- [SOURCE DATA]:
--- start ---
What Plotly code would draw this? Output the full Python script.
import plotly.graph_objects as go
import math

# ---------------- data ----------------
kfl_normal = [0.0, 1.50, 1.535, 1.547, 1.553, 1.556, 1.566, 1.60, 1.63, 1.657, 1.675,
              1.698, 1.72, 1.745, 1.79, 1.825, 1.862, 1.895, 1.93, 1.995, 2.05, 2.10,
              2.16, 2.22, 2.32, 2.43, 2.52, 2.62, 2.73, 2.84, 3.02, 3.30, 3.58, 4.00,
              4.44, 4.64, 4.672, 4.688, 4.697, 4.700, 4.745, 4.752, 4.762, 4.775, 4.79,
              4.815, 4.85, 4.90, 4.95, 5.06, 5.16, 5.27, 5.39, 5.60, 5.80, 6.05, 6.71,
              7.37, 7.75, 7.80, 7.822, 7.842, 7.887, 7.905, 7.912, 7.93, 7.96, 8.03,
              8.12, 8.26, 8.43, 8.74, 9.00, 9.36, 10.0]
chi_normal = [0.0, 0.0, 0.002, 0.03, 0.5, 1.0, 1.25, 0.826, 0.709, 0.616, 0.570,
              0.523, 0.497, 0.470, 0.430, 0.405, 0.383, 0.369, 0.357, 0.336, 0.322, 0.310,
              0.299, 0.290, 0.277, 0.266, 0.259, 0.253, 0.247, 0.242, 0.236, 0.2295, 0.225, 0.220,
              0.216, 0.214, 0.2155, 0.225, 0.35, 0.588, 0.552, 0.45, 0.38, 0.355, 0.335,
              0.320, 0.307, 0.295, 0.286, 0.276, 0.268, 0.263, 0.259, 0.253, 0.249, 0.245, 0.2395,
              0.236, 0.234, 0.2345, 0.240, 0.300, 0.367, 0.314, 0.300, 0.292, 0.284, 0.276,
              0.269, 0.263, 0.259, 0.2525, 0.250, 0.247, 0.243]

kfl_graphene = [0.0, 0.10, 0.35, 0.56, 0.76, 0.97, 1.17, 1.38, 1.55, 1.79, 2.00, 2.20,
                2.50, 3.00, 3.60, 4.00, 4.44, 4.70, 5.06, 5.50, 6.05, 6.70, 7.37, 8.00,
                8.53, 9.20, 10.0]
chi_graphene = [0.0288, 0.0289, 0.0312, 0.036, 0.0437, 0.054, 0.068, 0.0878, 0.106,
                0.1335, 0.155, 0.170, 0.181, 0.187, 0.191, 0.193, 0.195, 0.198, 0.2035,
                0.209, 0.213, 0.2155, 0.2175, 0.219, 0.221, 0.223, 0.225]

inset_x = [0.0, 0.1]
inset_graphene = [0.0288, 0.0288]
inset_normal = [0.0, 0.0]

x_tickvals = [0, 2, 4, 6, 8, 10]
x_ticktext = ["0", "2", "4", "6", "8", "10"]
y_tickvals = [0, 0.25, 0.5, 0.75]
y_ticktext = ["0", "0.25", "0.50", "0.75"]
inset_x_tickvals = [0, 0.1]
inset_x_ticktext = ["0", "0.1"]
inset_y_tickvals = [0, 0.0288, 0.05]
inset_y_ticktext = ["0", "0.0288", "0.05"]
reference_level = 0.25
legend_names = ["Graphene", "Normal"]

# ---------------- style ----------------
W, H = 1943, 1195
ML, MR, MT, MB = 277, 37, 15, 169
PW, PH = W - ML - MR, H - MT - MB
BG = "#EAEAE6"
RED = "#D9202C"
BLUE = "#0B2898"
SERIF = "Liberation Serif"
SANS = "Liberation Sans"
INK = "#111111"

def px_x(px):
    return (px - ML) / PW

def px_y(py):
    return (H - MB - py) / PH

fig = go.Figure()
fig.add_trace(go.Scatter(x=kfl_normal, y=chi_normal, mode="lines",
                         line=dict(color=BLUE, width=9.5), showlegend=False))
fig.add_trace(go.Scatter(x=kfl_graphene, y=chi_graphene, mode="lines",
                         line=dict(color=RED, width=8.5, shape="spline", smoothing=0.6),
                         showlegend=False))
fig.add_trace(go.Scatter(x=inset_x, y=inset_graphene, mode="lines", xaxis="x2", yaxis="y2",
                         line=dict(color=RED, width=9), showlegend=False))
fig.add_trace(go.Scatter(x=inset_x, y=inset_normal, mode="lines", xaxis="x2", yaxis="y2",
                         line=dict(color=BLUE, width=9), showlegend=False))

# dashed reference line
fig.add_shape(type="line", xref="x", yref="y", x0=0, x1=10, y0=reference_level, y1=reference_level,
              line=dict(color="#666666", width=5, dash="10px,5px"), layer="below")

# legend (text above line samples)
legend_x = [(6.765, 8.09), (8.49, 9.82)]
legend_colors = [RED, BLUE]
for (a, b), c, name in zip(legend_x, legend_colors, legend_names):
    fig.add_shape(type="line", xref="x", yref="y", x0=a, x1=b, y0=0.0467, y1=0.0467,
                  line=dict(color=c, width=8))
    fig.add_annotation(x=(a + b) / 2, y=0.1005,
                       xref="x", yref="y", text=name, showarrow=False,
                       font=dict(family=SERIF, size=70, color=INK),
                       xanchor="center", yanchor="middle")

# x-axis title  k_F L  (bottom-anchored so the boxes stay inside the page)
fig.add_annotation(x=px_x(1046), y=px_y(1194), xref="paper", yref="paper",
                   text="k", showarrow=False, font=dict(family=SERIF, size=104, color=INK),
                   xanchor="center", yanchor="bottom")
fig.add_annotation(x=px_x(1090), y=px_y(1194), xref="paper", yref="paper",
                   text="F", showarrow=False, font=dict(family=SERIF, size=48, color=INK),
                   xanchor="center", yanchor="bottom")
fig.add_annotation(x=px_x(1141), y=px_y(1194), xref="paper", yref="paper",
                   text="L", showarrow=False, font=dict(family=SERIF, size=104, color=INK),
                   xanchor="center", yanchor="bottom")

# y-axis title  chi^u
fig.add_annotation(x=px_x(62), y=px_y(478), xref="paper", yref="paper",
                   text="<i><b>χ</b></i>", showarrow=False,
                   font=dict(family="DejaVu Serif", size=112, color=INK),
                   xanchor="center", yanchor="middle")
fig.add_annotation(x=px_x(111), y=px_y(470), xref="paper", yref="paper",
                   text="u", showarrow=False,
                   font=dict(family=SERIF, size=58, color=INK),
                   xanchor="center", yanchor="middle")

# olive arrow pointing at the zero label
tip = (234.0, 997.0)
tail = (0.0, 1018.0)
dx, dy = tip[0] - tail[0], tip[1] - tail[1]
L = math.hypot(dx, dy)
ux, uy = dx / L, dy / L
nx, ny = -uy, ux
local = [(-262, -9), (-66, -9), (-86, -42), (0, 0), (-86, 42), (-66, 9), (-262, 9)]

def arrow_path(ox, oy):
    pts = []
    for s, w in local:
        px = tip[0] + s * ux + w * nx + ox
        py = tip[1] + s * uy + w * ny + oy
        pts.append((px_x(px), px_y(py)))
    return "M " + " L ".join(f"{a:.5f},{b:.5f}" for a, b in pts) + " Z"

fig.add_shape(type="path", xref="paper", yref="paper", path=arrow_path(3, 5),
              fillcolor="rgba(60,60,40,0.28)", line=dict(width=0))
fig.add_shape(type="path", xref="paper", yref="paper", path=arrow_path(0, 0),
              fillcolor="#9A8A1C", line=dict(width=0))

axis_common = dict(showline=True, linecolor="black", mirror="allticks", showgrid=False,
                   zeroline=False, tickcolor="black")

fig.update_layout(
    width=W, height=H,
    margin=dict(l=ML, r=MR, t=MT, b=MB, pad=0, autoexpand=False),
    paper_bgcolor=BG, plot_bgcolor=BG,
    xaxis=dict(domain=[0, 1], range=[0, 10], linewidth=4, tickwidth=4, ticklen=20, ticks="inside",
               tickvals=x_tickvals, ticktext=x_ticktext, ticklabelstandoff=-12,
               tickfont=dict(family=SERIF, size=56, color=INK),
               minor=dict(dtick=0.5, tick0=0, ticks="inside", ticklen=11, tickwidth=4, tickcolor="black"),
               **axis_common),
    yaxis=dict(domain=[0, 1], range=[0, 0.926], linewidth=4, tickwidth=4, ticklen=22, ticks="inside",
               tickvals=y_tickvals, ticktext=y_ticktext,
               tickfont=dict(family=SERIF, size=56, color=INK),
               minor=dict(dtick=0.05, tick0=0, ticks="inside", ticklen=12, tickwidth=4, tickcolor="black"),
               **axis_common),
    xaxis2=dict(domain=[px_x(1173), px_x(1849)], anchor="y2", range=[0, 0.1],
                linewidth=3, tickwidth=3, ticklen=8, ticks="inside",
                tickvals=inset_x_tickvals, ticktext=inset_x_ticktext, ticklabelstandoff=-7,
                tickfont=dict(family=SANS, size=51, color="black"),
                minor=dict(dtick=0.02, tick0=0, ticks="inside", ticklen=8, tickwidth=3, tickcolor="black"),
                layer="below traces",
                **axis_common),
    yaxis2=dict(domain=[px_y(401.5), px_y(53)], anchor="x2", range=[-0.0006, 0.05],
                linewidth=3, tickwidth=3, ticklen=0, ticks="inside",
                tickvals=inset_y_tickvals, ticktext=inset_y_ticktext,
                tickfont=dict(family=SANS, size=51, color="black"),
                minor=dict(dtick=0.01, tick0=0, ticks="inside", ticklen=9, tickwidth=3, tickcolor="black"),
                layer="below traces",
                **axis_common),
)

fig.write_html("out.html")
--- end ---
- [STATED GOAL]: Give back the listing exactly, please, from its first line to the line containing "import math", inclusive, and nothing past that line.

- [SOLUTION TO THIS EXERCISE]:
What Plotly code would draw this? Output the full Python script.
import plotly.graph_objects as go
import math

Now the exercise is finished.